MCC: Não diria que é uma obsessão. É uma questão a que sou sensível. Os direitos de autor são para proteger o comércio, não os autores. Não protege autor nenhum. Não salvaguarda direitos nenhuns. É uma mentira.

Para terminarmos, uma pergunta para o Bruno: disseste que tinhas começado por querer encher o palco. Vejo que acabas por o esvaziar completamente, no final. O que é que aconteceu?

BV: Eu acho que há quase que dois finais. Eu acho que o espectáculo esvazia mas a ideia é dar corpo a esse esvaziamento. Não haver uma sensação de desistência. Trabalhar neste paradoxo entre o vazio, o acabar, e isso ter uma forma qualquer.

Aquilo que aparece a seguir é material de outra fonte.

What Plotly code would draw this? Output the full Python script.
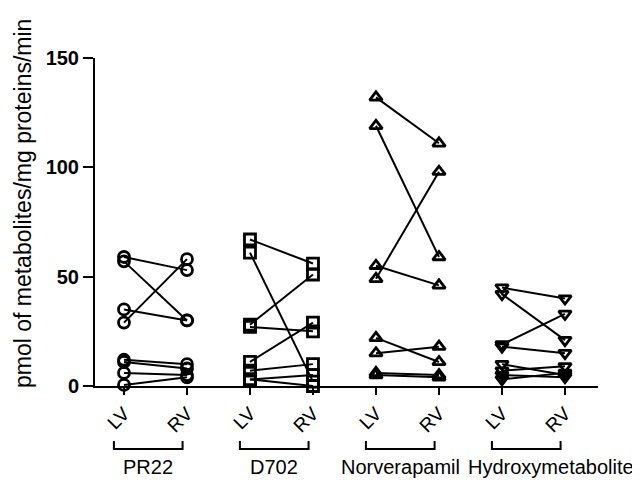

E que público é que esperam que venha?

BV: É giro isso porque nós optámos por chamar a isto revista. O público que gosta de revista vai dizer que isto é uma vergonha porque não é revista. E o que não gosta de revista vai dizer que isto é uma vergonha porque é revista.

MCG: É um espectáculo para as pessoas, não para os públicos. É até pretensioso pensar nisso, o ideal é não sabermos quem vem. Como diz o Manuel de Oliveira, “públicos são os urinóis”.